I also used to think that Nixon would have gotten by if he had at some point in time simply apologized. But this seems absurd to me now. It was a third class break-in, and the Democrats complaining about the ordeal were shrill. Try the new line of reasoning: Overzealous Campaign staff! That one is a riot!! (To be fair, it was a third-class operation. After all — they were caught.!)

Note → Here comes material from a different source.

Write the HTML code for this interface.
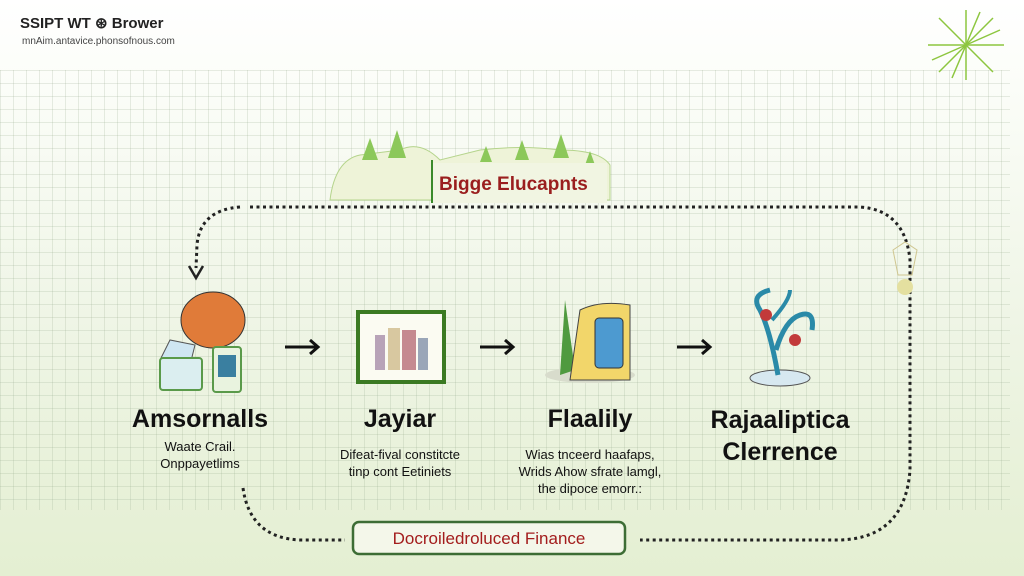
<!DOCTYPE html>
<html><head><style>
body{margin:0;width:1024px;height:576px;overflow:hidden;font-family:"Liberation Sans",sans-serif;}
#bg{position:absolute;inset:0;background:linear-gradient(#fff 0%,#fbfdf8 15%,#eff5e6 55%,#e4efd2 100%);}
#grid{position:absolute;left:0;top:70px;width:1010px;height:440px;
background-image:linear-gradient(rgba(150,170,140,.22) 1px,transparent 1px),linear-gradient(90deg,rgba(150,170,140,.22) 1px,transparent 1px);background-size:13px 13px;}
.t{position:absolute;text-align:center;color:#111;}
.h{font-size:25px;font-weight:bold;}
.s{font-size:13px;line-height:17px;}
</style></head><body>
<div id="bg"></div><div id="grid"></div>
<div style="position:absolute;left:20px;top:14px;font-size:15px;font-weight:bold;color:#222">SSIPT WT ⊛ Brower</div>
<div style="position:absolute;left:22px;top:36px;font-size:10px;color:#444">mnAim.antavice.phonsofnous.com</div>
<svg width="1024" height="576" style="position:absolute;left:0;top:0">
<g stroke="#8dc63f" stroke-width="1.5">
<line x1="966" y1="45" x2="1004" y2="45"/><line x1="966" y1="45" x2="928" y2="45"/>
<line x1="966" y1="45" x2="966" y2="10"/><line x1="966" y1="45" x2="966" y2="80"/>
<line x1="966" y1="45" x2="993" y2="18"/><line x1="966" y1="45" x2="939" y2="72"/>
<line x1="966" y1="45" x2="939" y2="18"/><line x1="966" y1="45" x2="993" y2="72"/>
<line x1="966" y1="45" x2="1000" y2="30"/><line x1="966" y1="45" x2="932" y2="60"/>
<line x1="966" y1="45" x2="980" y2="12"/><line x1="966" y1="45" x2="952" y2="78"/>
</g>
<path d="M330 200 Q335 160 360 155 L400 150 Q420 140 440 160 L480 150 Q520 145 560 150 Q600 150 610 165 L610 200 Z" fill="#eef3d8" stroke="#b5d48c"/>
<g fill="#8cc85a">
<path d="M362 160 l8 -22 l8 22z"/><path d="M388 158 l9 -28 l9 28z"/><path d="M480 162 l6 -16 l6 16z"/>
<path d="M515 160 l7 -20 l7 20z"/><path d="M553 158 l8 -24 l8 24z"/><path d="M585 165 l5 -14 l5 14z"/>
</g>
<rect x="432" y="163" width="175" height="40" fill="#f1f5e2"/>
<line x1="432" y1="160" x2="432" y2="203" stroke="#3a8a2a" stroke-width="2"/>
<text x="439" y="190" font-size="19" font-weight="bold" fill="#9a1e1e">Bigge Elucapnts</text>
<g fill="none" stroke="#222" stroke-width="3" stroke-dasharray="3 3.5">
<path d="M240 207 Q200 210 197 245 L196 268"/>
<path d="M250 207 L860 207 Q905 210 910 260 L910 470 Q905 538 840 540 L640 540"/>
<path d="M243 488 Q250 538 300 540 L345 540"/>
</g>
<path d="M189 266 L196 278 L203 266" fill="none" stroke="#222" stroke-width="2.5"/>
<circle cx="905" cy="287" r="8" fill="#e4e0a0"/><path d="M893 250 l12 -8 l12 8 l-5 25 h-14z" fill="none" stroke="#cfc690"/>
<rect x="353" y="522" width="272" height="32" rx="6" fill="#f4f7ea" stroke="#3d6d35" stroke-width="2.5"/>
<text x="489" y="544" font-size="17" text-anchor="middle" fill="#a31d1d">Docroiledroluced Finance</text>
<g stroke="#111" stroke-width="3" fill="none">
<path d="M285 347 H318 M310 340 L318 347 L310 354"/>
<path d="M480 347 H513 M505 340 L513 347 L505 354"/>
<path d="M677 347 H710 M702 340 L710 347 L702 354"/>
</g>
<ellipse cx="213" cy="320" rx="32" ry="28" fill="#e07b39" stroke="#333"/>
<path d="M160 360 L170 340 L195 345 L190 365" fill="#cfe6f2" stroke="#555"/>
<rect x="160" y="358" width="42" height="32" rx="3" fill="#dbeef0" stroke="#5a9a4a" stroke-width="2"/>
<rect x="213" y="347" width="28" height="45" rx="3" fill="#e9f3df" stroke="#5a9a4a" stroke-width="2"/>
<rect x="218" y="355" width="18" height="22" fill="#3a7fa0"/>
<rect x="358" y="312" width="86" height="70" fill="#fbfbf2" stroke="#3b7a22" stroke-width="4"/>
<rect x="375" y="335" width="10" height="35" fill="#b8a3b8"/><rect x="388" y="328" width="12" height="42" fill="#d8c8a0"/><rect x="402" y="330" width="14" height="40" fill="#c58a90"/><rect x="418" y="338" width="10" height="32" fill="#9aa6b8"/>
<ellipse cx="590" cy="375" rx="45" ry="8" fill="#d8dccc"/>
<path d="M560 375 L565 300 L575 370z" fill="#4f9a3f"/>
<path d="M570 380 L580 310 Q600 300 630 305 L630 380z" fill="#f2d66a" stroke="#444"/>
<rect x="595" y="318" width="28" height="50" rx="4" fill="#4d9ad0" stroke="#333"/>
<ellipse cx="780" cy="378" rx="30" ry="8" fill="#d7e8f0" stroke="#555"/>
<path d="M778 375 Q770 330 760 310 Q750 295 770 290" fill="none" stroke="#2a8aa8" stroke-width="5"/>
<path d="M776 350 Q785 320 800 315 Q815 310 812 330" fill="none" stroke="#2a8aa8" stroke-width="5"/>
<path d="M772 320 Q790 300 790 290" fill="none" stroke="#2a8aa8" stroke-width="4"/>
<circle cx="766" cy="315" r="6" fill="#c23a3a"/><circle cx="795" cy="340" r="6" fill="#c23a3a"/>
</svg>
<div class="t h" style="left:110px;top:405px;width:180px">Amsornalls</div>
<div class="t s" style="left:110px;top:438px;width:180px">Waate Crail.<br>Onppayetlims</div>
<div class="t h" style="left:320px;top:405px;width:160px">Jayiar</div>
<div class="t s" style="left:310px;top:446px;width:180px">Difeat-fival constitcte<br>tinp cont Eetiniets</div>
<div class="t h" style="left:510px;top:405px;width:160px">Flaalily</div>
<div class="t s" style="left:500px;top:446px;width:180px">Wias tnceerd haafaps,<br>Wrids Ahow sfrate lamgl,<br>the dipoce emorr.:</div>
<div class="t h" style="left:690px;top:404px;width:180px;line-height:32px">Rajaaliptica<br>Clerrence</div>
</body></html>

Bush and Kerry. You realize that Plame-Gate actually succeeded in winning Bush an election? You realize that the stalling through the Fitzgerald Investigation actually won Bush an election? If you consider Impeachment — and as we all found out (and were reminded of, if we managed to learn about Andrew Johnson in school) that’s not removal from office, so here I add and a resulting action to remove the president from office — as a corrective measure to the electoral process that was thrown out of whack through dirty dealings — the case to remove Bush is stronger than the case to remove Nixon was. (Because, you see… Nixon would have won anyway.)

This is all a masturbatory thought-process, mind you… speculation based on how political justice would be meted out over on an imagined America II over on Earth II. Though, perhaps I have the beginnings of my own Republic here. In my imagined system of justice, Nixon would have finished his presidency, and Bush would currently be on his way to being carted out of the White House and replaced by John Kerry.